Highway, ferry system on new district engineer’s radar
A proposed multi-million-dollar expansion of State Hwy. 361 in Port Aransas still isn’t completely funded, but this town has a chance to get the funding it needs during this Legislative session, according to a transportation official.
“It has a very viable potential to go forward,” said John A. Casey, the new district engineer in charge of the Corpus Christi office of the Texas Department of Transportation.
Casey also talked about plans to increase stacking lane capacity at the ferry landings. He made the remarks while speaking on Tuesday, Jan. 25, at the Community Center, where he provided updates on various transportation issues affecting Port Aransas.
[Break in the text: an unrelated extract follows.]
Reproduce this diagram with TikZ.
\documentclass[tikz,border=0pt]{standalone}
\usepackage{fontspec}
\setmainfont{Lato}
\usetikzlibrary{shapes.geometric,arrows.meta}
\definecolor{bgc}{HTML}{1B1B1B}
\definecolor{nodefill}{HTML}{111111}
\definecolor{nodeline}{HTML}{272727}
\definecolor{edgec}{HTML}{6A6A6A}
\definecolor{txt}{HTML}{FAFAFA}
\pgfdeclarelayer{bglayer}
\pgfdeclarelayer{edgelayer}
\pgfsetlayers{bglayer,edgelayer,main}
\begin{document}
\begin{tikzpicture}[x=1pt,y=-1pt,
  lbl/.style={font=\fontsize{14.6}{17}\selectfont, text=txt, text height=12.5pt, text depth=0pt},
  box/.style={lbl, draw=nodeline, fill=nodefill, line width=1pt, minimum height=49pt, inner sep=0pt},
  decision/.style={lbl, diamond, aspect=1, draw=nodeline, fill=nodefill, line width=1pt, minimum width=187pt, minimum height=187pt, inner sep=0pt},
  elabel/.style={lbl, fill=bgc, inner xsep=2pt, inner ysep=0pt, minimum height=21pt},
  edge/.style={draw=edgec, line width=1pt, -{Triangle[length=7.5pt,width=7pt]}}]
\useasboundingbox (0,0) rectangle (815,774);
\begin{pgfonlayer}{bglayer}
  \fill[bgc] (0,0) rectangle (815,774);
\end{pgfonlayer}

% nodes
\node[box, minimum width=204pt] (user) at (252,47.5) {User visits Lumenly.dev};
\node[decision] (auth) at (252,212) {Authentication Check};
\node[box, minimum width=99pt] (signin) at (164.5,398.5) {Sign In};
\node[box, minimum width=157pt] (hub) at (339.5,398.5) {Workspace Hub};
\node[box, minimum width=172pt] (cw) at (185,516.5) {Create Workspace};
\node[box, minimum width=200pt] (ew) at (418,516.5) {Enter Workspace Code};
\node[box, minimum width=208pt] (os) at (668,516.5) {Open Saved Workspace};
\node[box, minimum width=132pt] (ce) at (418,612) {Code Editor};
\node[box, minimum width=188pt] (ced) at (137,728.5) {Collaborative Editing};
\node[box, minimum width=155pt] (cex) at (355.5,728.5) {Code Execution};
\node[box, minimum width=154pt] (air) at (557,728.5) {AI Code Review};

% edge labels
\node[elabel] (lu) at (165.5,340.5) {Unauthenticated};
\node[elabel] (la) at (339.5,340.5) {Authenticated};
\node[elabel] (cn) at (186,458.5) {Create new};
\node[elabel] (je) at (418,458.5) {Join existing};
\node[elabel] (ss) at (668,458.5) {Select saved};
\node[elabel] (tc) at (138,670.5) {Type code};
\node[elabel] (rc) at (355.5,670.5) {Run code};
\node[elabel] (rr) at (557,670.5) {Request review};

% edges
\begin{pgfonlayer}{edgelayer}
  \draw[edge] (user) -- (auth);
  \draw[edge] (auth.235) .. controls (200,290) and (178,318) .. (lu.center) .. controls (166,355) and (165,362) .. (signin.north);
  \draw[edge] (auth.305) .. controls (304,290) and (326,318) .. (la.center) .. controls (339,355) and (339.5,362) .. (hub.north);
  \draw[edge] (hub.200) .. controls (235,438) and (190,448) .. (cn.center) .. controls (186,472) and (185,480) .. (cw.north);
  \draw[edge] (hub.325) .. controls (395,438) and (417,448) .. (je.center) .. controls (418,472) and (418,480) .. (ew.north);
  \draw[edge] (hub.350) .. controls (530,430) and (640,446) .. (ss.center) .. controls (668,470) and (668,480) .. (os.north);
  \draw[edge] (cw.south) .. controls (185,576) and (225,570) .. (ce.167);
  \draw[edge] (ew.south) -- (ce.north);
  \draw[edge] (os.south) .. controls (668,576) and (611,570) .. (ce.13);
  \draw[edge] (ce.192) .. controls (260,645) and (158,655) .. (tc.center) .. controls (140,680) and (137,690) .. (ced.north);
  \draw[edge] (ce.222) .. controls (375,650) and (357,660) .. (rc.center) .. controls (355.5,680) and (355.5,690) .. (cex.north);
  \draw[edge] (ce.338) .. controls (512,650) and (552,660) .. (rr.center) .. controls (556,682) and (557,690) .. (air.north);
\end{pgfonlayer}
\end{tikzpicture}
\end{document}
More than a dozen people, including city council members, attended the event, which was organized by the Port Aransas Chamber of Commerce as a get-acquainted gathering for chamber members.
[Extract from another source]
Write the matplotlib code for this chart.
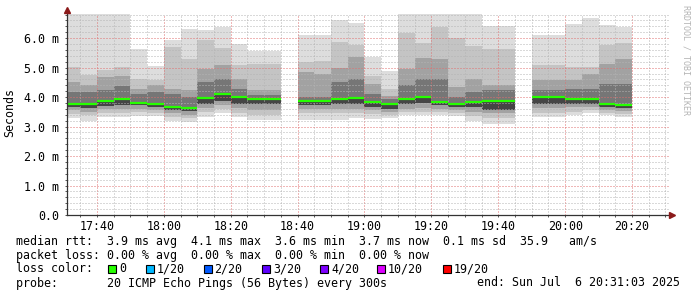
import numpy as np
import matplotlib
matplotlib.use('Agg')
import matplotlib.pyplot as plt
from matplotlib.patches import Rectangle

# 5-minute bins that have data (start time of each bin)
bin_start = ['17:30', '17:35', '17:40', '17:45', '17:50', '17:55', '18:00', '18:05',
             '18:10', '18:15', '18:20', '18:25', '18:30', '18:40', '18:45', '18:50',
             '18:55', '19:00', '19:05', '19:10', '19:15', '19:20', '19:25', '19:30',
             '19:35', '19:40', '19:50', '19:55', '20:00', '20:05', '20:10', '20:15']

# smoke edges in ms (outer -> inner)
top = [6.83, 6.83, 6.83, 6.83, 5.63, 5.06, 5.93, 6.31, 6.27, 6.38, 5.80, 5.57, 5.57, 6.10, 6.10, 6.63,
       6.50, 5.37, 4.88, 6.83, 6.83, 6.83, 6.83, 6.83, 6.41, 6.41, 6.10, 6.10, 6.47, 6.67, 6.44, 6.38]
up1 = [5.03, 4.75, 4.92, 5.03, 4.60, 4.58, 5.71, 5.31, 5.93, 5.65, 5.08, 5.12, 5.12, 5.20, 5.22, 5.88,
       5.76, 4.71, 4.26, 6.16, 5.82, 6.38, 6.02, 5.73, 5.62, 5.62, 5.08, 5.08, 5.03, 5.03, 5.76, 5.82]
up2 = [4.52, 4.41, 4.67, 4.71, 4.29, 4.41, 4.29, 4.24, 4.97, 5.08, 4.63, 4.24, 4.24, 4.86, 4.80, 5.00,
       5.37, 4.44, 4.05, 4.94, 5.34, 5.31, 4.35, 4.63, 4.41, 4.41, 4.58, 4.58, 4.58, 4.80, 5.14, 5.28]
up3 = [4.18, 4.18, 4.24, 4.37, 4.10, 4.18, 4.09, 4.01, 4.52, 4.63, 4.29, 4.07, 4.07, 4.01, 4.01, 4.52,
       4.63, 4.12, 3.93, 4.41, 4.63, 4.63, 4.02, 4.16, 4.24, 4.24, 4.24, 4.24, 4.29, 4.29, 4.46, 4.46]
median = [3.75, 3.76, 3.88, 3.92, 3.81, 3.75, 3.67, 3.63, 3.97, 4.09, 3.99, 3.95, 3.95, 3.86, 3.86, 3.93,
          3.98, 3.82, 3.75, 3.92, 3.99, 3.84, 3.77, 3.84, 3.86, 3.86, 4.01, 4.01, 3.95, 3.92, 3.77, 3.72]
lo3 = [3.66, 3.62, 3.70, 3.72, 3.72, 3.65, 3.56, 3.52, 3.78, 3.88, 3.78, 3.75, 3.75, 3.72, 3.72, 3.76,
       3.76, 3.67, 3.60, 3.75, 3.80, 3.72, 3.65, 3.65, 3.55, 3.55, 3.78, 3.78, 3.78, 3.78, 3.65, 3.62]
lo2 = [3.55, 3.50, 3.58, 3.60, 3.60, 3.55, 3.45, 3.40, 3.62, 3.72, 3.62, 3.55, 3.55, 3.58, 3.58, 3.60,
       3.60, 3.55, 3.48, 3.60, 3.62, 3.60, 3.55, 3.50, 3.45, 3.45, 3.62, 3.62, 3.65, 3.65, 3.55, 3.52]
lo1 = [3.42, 3.38, 3.45, 3.47, 3.48, 3.45, 3.33, 3.28, 3.48, 3.58, 3.45, 3.39, 3.39, 3.45, 3.45, 3.45,
       3.45, 3.42, 3.38, 3.48, 3.50, 3.50, 3.45, 3.35, 3.30, 3.30, 3.45, 3.45, 3.50, 3.55, 3.45, 3.42]
bottom = [3.28, 3.20, 3.31, 3.33, 3.35, 3.35, 3.20, 3.16, 3.33, 3.45, 3.31, 3.24, 3.24, 3.22, 3.22, 3.22,
          3.28, 3.25, 3.28, 3.39, 3.39, 3.39, 3.36, 3.20, 3.08, 3.08, 3.31, 3.31, 3.39, 3.47, 3.39, 3.33]

tick_times = ['17:40', '18:00', '18:20', '18:40', '19:00', '19:20', '19:40', '20:00', '20:20']
loss_labels = ['0', '1/20', '2/20', '3/20', '4/20', '10/20', '19/20']
loss_colors = ['#26ff00', '#00b8ff', '#0059ff', '#5e00ff', '#7e00ff', '#dd00ff', '#ff0000']


def to_min(s):
    h, m = s.split(':')
    return (int(h) - 17) * 60 + int(m)


x = np.array([to_min(s) for s in bin_start], dtype=float)
W, H = 697, 297
mono = 'DejaVu Sans Mono'

fig = plt.figure(figsize=(W / 100, H / 100), dpi=100)
fig.patch.set_facecolor('white')
ax = fig.add_axes([67 / W, (H - 215) / H, (669 - 67) / W, (215 - 14) / H])
ax.set_xlim(31.05, 211.05)
ax.set_ylim(0, 6.82)

# smoke bands, outer to inner
bands = [(bottom, top, '#dddddd'), (lo1, up1, '#c4c4c4'), (lo2, up2, '#a2a2a2'),
         (lo3, up3, '#767676'), (lo3, median, '#454545')]
for lo, hi, c in bands:
    lo = np.array(lo)
    hi = np.array(hi)
    ax.bar(x, hi - lo, bottom=lo, width=5, align='edge', color=c, linewidth=0, zorder=1)

ax.hlines(median, x, x + 5, color='#26ff00', linewidth=1.6, zorder=3)

# grid
ax.set_xticks([to_min(t) for t in tick_times])
ax.set_xticklabels(tick_times)
ax.set_xticks(np.arange(35, 211, 5), minor=True)
ax.set_yticks(np.arange(0, 7, 1.0))
ax.set_yticklabels(['0.0'] + ['%.1f m' % v for v in range(1, 7)])
ax.set_yticks(np.arange(0, 6.9, 0.2), minor=True)
ax.grid(which='minor', color='#b4b4b4', linestyle=(0, (1, 2)), linewidth=0.72,
        snap=True, zorder=2)
ax.grid(which='major', color='#e07070', linestyle=(0, (1, 2)), linewidth=0.72,
        snap=True, zorder=2)
ax.set_axisbelow(False)

for s in ['top', 'right']:
    ax.spines[s].set_visible(False)
for s in ['left', 'bottom']:
    ax.spines[s].set_color('#333333')
    ax.spines[s].set_linewidth(0.9)
    ax.spines[s].set_zorder(4)
ax.spines['left'].set_bounds(0, 6.92)
ax.tick_params(which='both', direction='out', length=1.5, width=0.7, color='#555555')
ax.tick_params(axis='y', pad=4, labelsize=8.4)
ax.tick_params(axis='x', pad=2, labelsize=8.4)
for lab in ax.get_xticklabels() + ax.get_yticklabels():
    lab.set_family(mono)

# axis arrows
ax.plot([0], [1 + 4 / 201], marker='^', color='#8b1a1a', markersize=4.5, clip_on=False,
        transform=ax.transAxes, zorder=5)
ax.plot([1 + 3 / 602], [0], marker='>', color='#8b1a1a', markersize=4.5, clip_on=False,
        transform=ax.transAxes, zorder=5)

fig.text(10 / W, 1 - 113 / H, 'Seconds', rotation=90, ha='center', va='center',
         family=mono, fontsize=8.4)
fig.text(686 / W, 1 - 60 / H, 'RRDTOOL / TOBI OETIKER', rotation=270, ha='center', va='center',
         family=mono, fontsize=6, color='#b4b4b4')


# legend lines
def line(txt, y, xpos=16, ha='left'):
    fig.text(xpos / W, 1 - y / H, txt, ha=ha, va='center', family=mono, fontsize=8.4)


line('median rtt:  3.9 ms avg  4.1 ms max  3.6 ms min  3.7 ms now  0.1 ms sd  35.9   am/s', 241)
line('packet loss: 0.00 % avg  0.00 % max  0.00 % min  0.00 % now', 255)
line('loss color:', 269)
line('probe:       20 ICMP Echo Pings (56 Bytes) every 300s', 283)
line('end: Sun Jul  6 20:31:03 2025', 283, xpos=680, ha='right')

box_x = [108, 146, 203.5, 262, 320, 377, 442.5]
for bx, lab, c in zip(box_x, loss_labels, loss_colors):
    fig.add_artist(Rectangle((bx / W, 1 - 273 / H), 8 / W, 8 / H, transform=fig.transFigure,
                             facecolor=c, edgecolor='black', linewidth=0.8))
    line(lab, 269, xpos=bx + 11)

fig.savefig('out.png', dpi=100, facecolor='white')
Casey became the district engineer in July last year. He previously lived in Utah and served as vice president of T.Y. Lin International, a civil and structural engineering firm.
Casey said he’s the first person from outside Texas ever to take this district engineer’s position. And, he said, he’s only the second non-TxDOT employee ever to be hired as a district engineer.
Casey said he’s dedicated to helping Port Aransas and surrounding areas as much as he can with citizens’ transportation needs.
“My goal is to work with you to try and help make this community (remain) as vibrant as I think it is, and to make the ripple effect of economic development as effective as we can,” he said.
TxDOT’s plans for the State Hwy. 361 project address an area between Avenue G and Beach Access Road 1.
That stretch of highway, slightly more than two and a half miles, is two lanes wide and has shoulders. Plans call for a $7.7 million project that would expand the highway to four lanes and result in the construction of a raised median and a 10-foot-wide hike-and-bike trail on the east side of the thoroughfare.
Competition for transportation project funding around the state is stiff, and Casey wasn’t making any promises for funding, partly because he doesn’t control that.
But, he said, several factors do weigh in Port Aransas’s favor. For example, state authorities want to see a “regional draw” in traffic where road funds go, and that happens in that portion of Hwy. 361, Casey said.
Other components that help Port Aransas’s chances: The highway is part of a hurricane evacuation route, and the city seems ready to contribute a share of the cost of the project, Casey said.
State authorities also like projects that are “shovel-ready,” and the Hwy. 361 project will be just that by about October, when TxDOT will be finished with engineering and other preliminary work associated with the planned venture, Casey said.
TxDOT also is planning to expand the length of traffic “stacking” lanes at the ferry landings on both sides of the Corpus Christi Ship Channel, Casey said.
The newly drawn lanes would allow ferry traffic directors to put two or three times as many vehicles in the stacking lanes as can fit there now, he said.
On the Mustang Island side, the lanes would extend over what now is an open, grassy area south of where the lanes are right now. Some of the property belongs to the state, and some belongs to the city.
Traffic signals also would be put in place to help drivers know when to pull up, Casey said.
On the Harbor Island side, Casey said, the additional stacking lanes will be inserted where state-owned grassy areas are now.
Construction of the stacking lanes would be funded by state or federal grants, Casey said. If the funding comes through, the work could be done roughly between October this year and February 2012, he said.